If you get an error when trying to start Firefox, which complains about there being another Firefox running somewhere, you can solve the problem yourself. The error comes from the existence of two files in your home directory, one of which will tell you where the offending other process is.
Find your Firefox directory
First, visit your own Firefox configuration directory:
% cd ~/.mozilla/firefox
In that directory is an arbitrarily-named directory; yours will be different from anyone else’s.
% ls profiles.ini qm7r1ihw.default
Go into that directory.
% cd qm7r1ihw.default
Find the Firefox lock
You’re looking for a file named lock. It’s actually a deliberately broken symbolic link; the target of that link will tell you where the offending Firefox is running, as well as its process ID.
% ls -l lock lrwxrwxrwx. 1 vtimm01 student 19 Sep 12 12:20 lock -> 18.104.22.168:+5703
If you don’t have a file named lock, skip to “Final Step”.
The host that has the other Firefox is 22.214.171.124. ssh to that host.
% ssh 126.96.36.199
Once you’re logged on, find out if the other Firefox process is really there.
% ps auwx | grep 5703 vtimm01 5703 3.1 3.3 1247244 269248 ? Sl 12:20 0:08 /usr/lib64/firefox/firefox
If there’s no Firefox process, log out of the remote host, and skip to the step “Cleaning Up After A Dead Firefox Process”.
If there is a Firefox process, kill it.
% kill 5703
Make sure it died.

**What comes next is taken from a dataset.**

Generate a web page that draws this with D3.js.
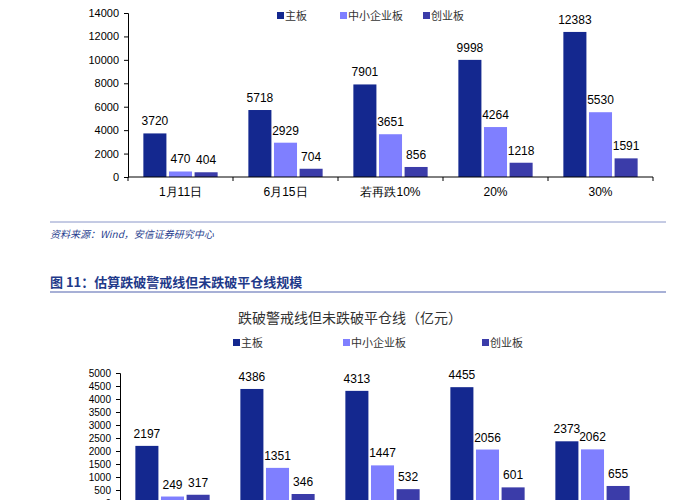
<!DOCTYPE html>
<html><head><meta charset="utf-8">
<script src="https://cdn.jsdelivr.net/npm/d3@7"></script>
<style>
body{margin:0;background:#fff;font-family:"Liberation Sans",Arial,sans-serif;}
.axis text{font-size:11px;fill:#000;}
</style></head>
<body><svg id="c" width="700" height="500"></svg>
<script>
const series = ["主板", "中小企业板", "创业板"];
const colors = ["#14288f", "#7f7fff", "#3b3ca9"];
const topCats = ["1月11日", "6月15日", "若再跌10%", "20%", "30%"];
const topMain = [3720, 5718, 7901, 9998, 12383];
const topSme = [470, 2929, 3651, 4264, 5530];
const topGem = [404, 704, 856, 1218, 1591];
const topTicks = [0, 2000, 4000, 6000, 8000, 10000, 12000, 14000];
const botMain = [2197, 4386, 4313, 4455, 2373];
const botSme = [249, 1351, 1447, 2056, 2062];
const botGem = [317, 346, 532, 601, 655];
const botTicks = d3.range(0, 5001, 500);

const svg = d3.select("#c");

function chart(opt) {
    let g = svg.append("g");
    let x = d3.scaleBand().domain(opt.cats).range([opt.x0, opt.x1]);
    let inner = d3.scaleBand().domain(series).range([0, x.bandwidth()]).paddingInner(0.1).paddingOuter(0.6);
    let y = d3.scaleLinear().domain([0, opt.max]).range([opt.y0, opt.y1]);
    let yaxis = d3.axisLeft(y).tickValues(opt.ticks).tickFormat(d3.format("d")).tickSize(4).tickPadding(5);
    let ga = g.append("g").attr("class", "axis").attr("transform", `translate(${opt.x0},0)`).call(yaxis);
    ga.selectAll("text").style("font-size", opt.fs + "px");
    let data = [];
    opt.vals.forEach((arr, s) => arr.forEach((v, i) => data.push({ s: s, c: opt.cats[i], v: v })));
    g.selectAll("rect").data(data).join("rect")
        .attr("x", d => x(d.c) + inner(series[d.s]))
        .attr("y", d => y(d.v))
        .attr("width", inner.bandwidth())
        .attr("height", d => opt.y0 - y(d.v))
        .attr("fill", d => colors[d.s]);
    g.selectAll(".lbl").data(data).join("text").attr("class", "lbl")
        .attr("x", d => x(d.c) + inner(series[d.s]) + inner.bandwidth() / 2)
        .attr("y", d => y(d.v) - 8)
        .attr("text-anchor", "middle").style("font-size", "12px").text(d => d.v);
    // x axis
    let gx = g.append("g").attr("transform", `translate(0,${opt.y0})`);
    gx.append("line").attr("x1", opt.x0).attr("x2", opt.x1).attr("stroke", "#000");
    gx.selectAll(".t").data(opt.cats.map(c => x(c)).concat([opt.x1])).join("line")
        .attr("x1", d => d).attr("x2", d => d).attr("y2", 4).attr("stroke", "#000");
    if (opt.showCats) {
        gx.selectAll(".cl").data(opt.cats).join("text").attr("class", "cl")
            .attr("x", d => x(d) + x.bandwidth() / 2).attr("y", 19)
            .attr("text-anchor", "middle").style("font-size", "12px").text(d => d);
    }
    // legend
    let lg = g.append("g");
    series.forEach((s, i) => {
        lg.append("rect").attr("x", opt.leg[i]).attr("y", opt.legY - 4).attr("width", 7).attr("height", 7).attr("fill", colors[i]);
        lg.append("text").attr("x", opt.leg[i] + 8).attr("y", opt.legY + 4)
            .style("font-size", "11px").style("font-family", "Noto Sans CJK SC").attr("fill", "#333").text(s);
    });
}

chart({ cats: topCats, vals: [topMain, topSme, topGem], x0: 128, x1: 653, y0: 177, y1: 13, max: 14000,
        ticks: topTicks, fs: 11, showCats: true, leg: [277, 340, 423], legY: 16 });

svg.append("line").attr("x1", 50).attr("x2", 666).attr("y1", 222).attr("y2", 222).attr("stroke", "#8a96c8");
svg.append("text").attr("x", 50).attr("y", 238).style("font-size", "10px").style("font-style", "italic")
    .style("font-family", "Noto Sans CJK SC").attr("fill", "#2a3f8f").text("资料来源：Wind，安信证券研究中心");

svg.append("text").attr("x", 50).attr("y", 287).style("font-size", "13px").style("font-weight", "bold")
    .style("font-family", "Noto Sans CJK SC").attr("fill", "#1f3a8a").text("图 11：估算跌破警戒线但未跌破平仓线规模");
svg.append("line").attr("x1", 50).attr("x2", 666).attr("y1", 292).attr("y2", 292).attr("stroke", "#8a96c8").attr("stroke-width", 1.5);
svg.append("text").attr("x", 350).attr("y", 323).attr("text-anchor", "middle").style("font-size", "14px")
    .style("font-family", "Noto Sans CJK SC").attr("fill", "#333").text("跌破警戒线但未跌破平仓线（亿元）");

chart({ cats: topCats, vals: [botMain, botSme, botGem], x0: 120, x1: 645, y0: 503, y1: 373, max: 5000,
        ticks: botTicks, fs: 10, showCats: false, leg: [233, 343, 482], legY: 343 });
</script></body></html>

You may see your own grep process; ignore that.
% ps auwx | grep 5703
Log out of the remote host.
Cleaning Up After A Dead Firefox Process
If there wasn’t a Firefox process on the remote host, there was at one point, and it died in such a way that it failed to clean up after itself. You can clean up for it. Even if you just killed the Firefox on the remote host, it may not have cleaned up after itself.
% rm lock
Don’t do this until you’ve verified that there’s no other Firefox running. Two instances of Firefox will smash each other’s updates in your Firefox directory, and the only way to clean that up is to delete your Firefox directory and let Firefox make a new one.
Remove the file .parentlock. It’s OK if this file doesn’t exist.
% rm .parentlock
You should now be able to start Firefox.